C’est donc partout que l’homme a placé ces êtres particuliers, nombreux comme les étoiles du ciel et dont il croyait entendre la voix dans le grondement de la foudre, dans le mugissement du vent, le frémissement de la forêt, le murmure du ruisseau ou l’harmonie de la nature en travail. Suivant ce que chacun de ces esprits était censé représenter, on lui attribua des goûts et des habitudes différentes ; le génie de la montagne fut terrible et menaçant, et pour armes on lui donna la foudre et les rocs arrachés aux pics altiers; tandis que l’esprit des eaux fut gracieux et doux, ordinairement une femme, une nymphe ou ondine aimant å se plonger dans le cristal limpide aux beaux jours ensoleillés de printemps ou d’été, à s’y jouer follement avec ses gracieuses compagnes, ne vivant souvent que pour l’amour et par l’amour.

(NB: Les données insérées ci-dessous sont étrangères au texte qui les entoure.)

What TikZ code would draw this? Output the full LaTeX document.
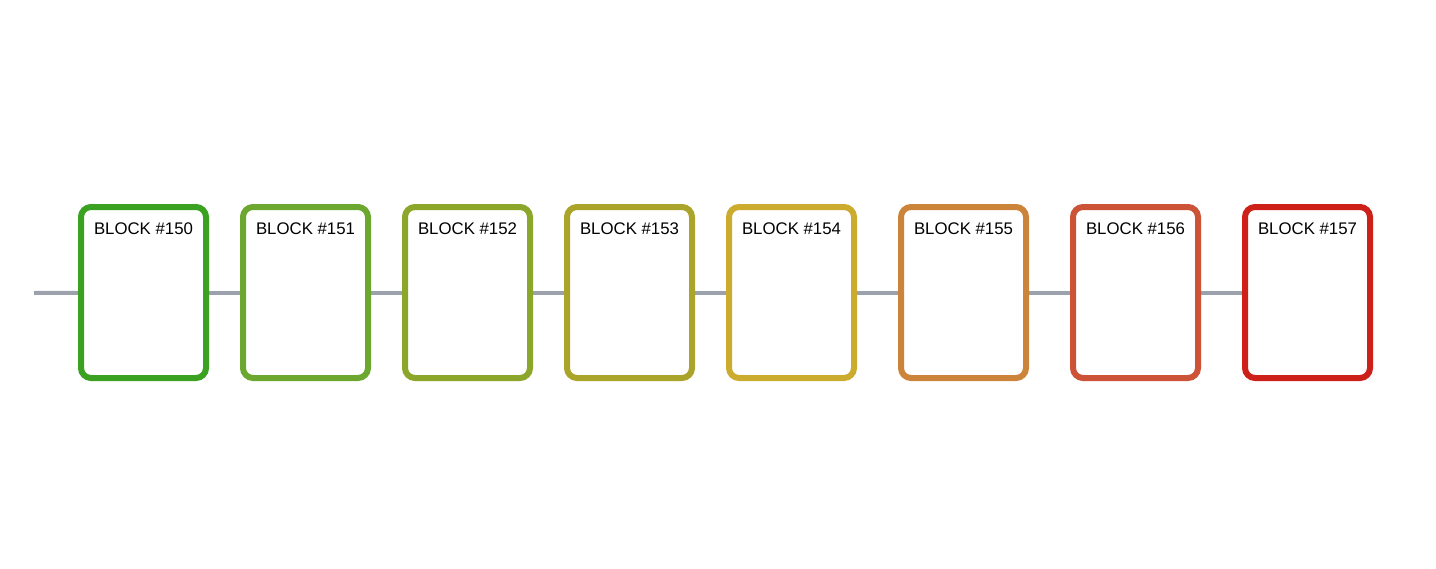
\documentclass[tikz,border=0pt]{standalone}
\usepackage{fontspec}
\setmainfont{Liberation Sans}
\usetikzlibrary{backgrounds}
\definecolor{c150}{RGB}{58,162,32}
\definecolor{c151}{RGB}{108,168,48}
\definecolor{c152}{RGB}{140,166,42}
\definecolor{c153}{RGB}{170,164,42}
\definecolor{c154}{RGB}{204,172,46}
\definecolor{c155}{RGB}{204,132,58}
\definecolor{c156}{RGB}{204,82,56}
\definecolor{c157}{RGB}{204,32,24}
\definecolor{linkgray}{RGB}{156,162,172}
\tikzset{
  blockbox/.style={draw=#1, fill=white, rectangle, rounded corners=10pt, line width=6pt,
    minimum width=125pt, minimum height=171pt, inner sep=0pt, outer sep=0pt},
  blocklabel/.style={font=\fontsize{16.8pt}{20pt}\selectfont, inner sep=0pt, text=black},
  chainlink/.style={draw=linkgray, line width=4pt}
}
\begin{document}
\begin{tikzpicture}[x=1pt,y=-1pt]
\useasboundingbox (0,0) rectangle (1436,568);
\coordinate (start) at (34,293);
\foreach \n/\x in {150/143.5,151/305.5,152/467.5,153/629.5,154/791.5,155/963.5,156/1135.5,157/1307.5}{
  \node[blockbox=c\n] (b\n) at (\x,292.5) {};
  \node[blocklabel] (t\n) at (\x,228.5) {BLOCK \#\n};
}
\begin{scope}[on background layer]
\draw[chainlink] (start) -- (b150.center);
\draw[chainlink] (b150.center) -- (b151.center);
\draw[chainlink] (b151.center) -- (b152.center);
\draw[chainlink] (b152.center) -- (b153.center);
\draw[chainlink] (b153.center) -- (b154.center);
\draw[chainlink] (b154.center) -- (b155.center);
\draw[chainlink] (b155.center) -- (b156.center);
\draw[chainlink] (b156.center) -- (b157.center);
\end{scope}
\end{tikzpicture}
\end{document}
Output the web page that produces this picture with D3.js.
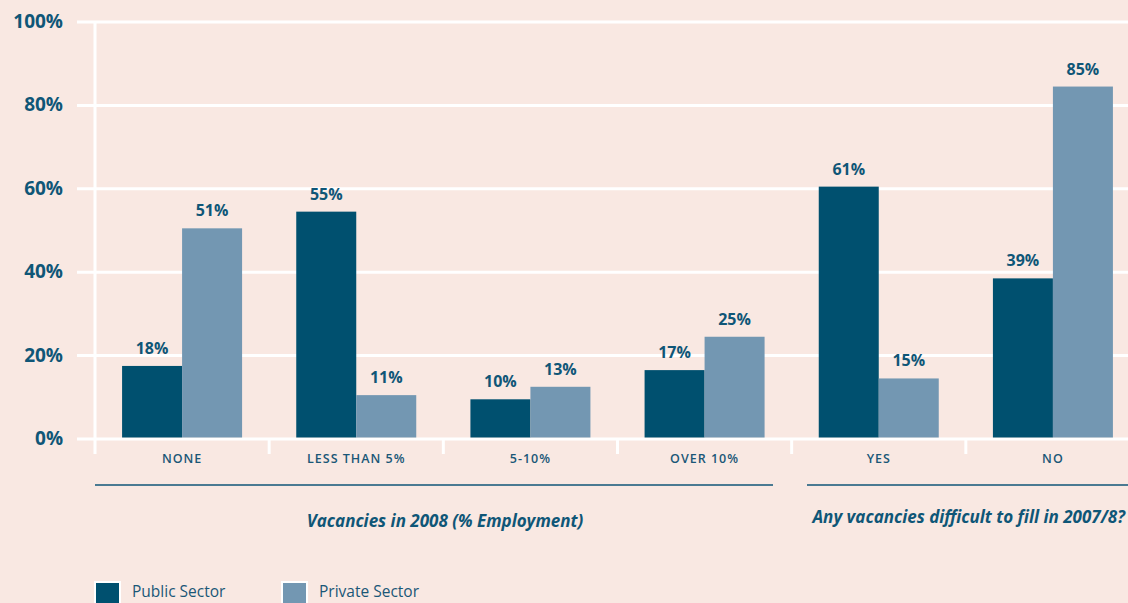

Soit que toutes ces entités mythiques aient leur origine dans l’esprit même de l’homme et se produisent inévitablement dans des circonstances données, soit qu’elles nous viennent de peuples primitifs à l’imagination plus développée et plus portés à l’enfantement de ces croyances, il n’en demeure pas moins que les esprits de l’air, de la terre, des cavernes et des sources, les génies bons ou mauvais, se retrouvent dans la mythologie ou plutôt dans le fonds populaire de toutes les nations, aussi bien celles de l’antiquité que celles des temps plus modernes. Leur nom diffère bien, mais le caractère général est le même. A notre époque encore, nous avons sous nos yeux, dans les races sauvages de l’Afrique, de l’Amérique ou de l’Océanie, des hommes encore à l’état quasi primitif, qui nous reportent presque à l’enfance des races plus développées soit aryennes, soit sémitiques ou mongoles. Ces peuplades ont aussi leurs esprits supérieurs ou inférieurs, leurs génies, leurs lutins identiques aux nôtres. Et c’est là une preuve de plus contre les partisans de certains systèmes mythiques qui voudraient reporter aux Aryas seuls la conception primitive des croyances que nous possédons aujourd’hui.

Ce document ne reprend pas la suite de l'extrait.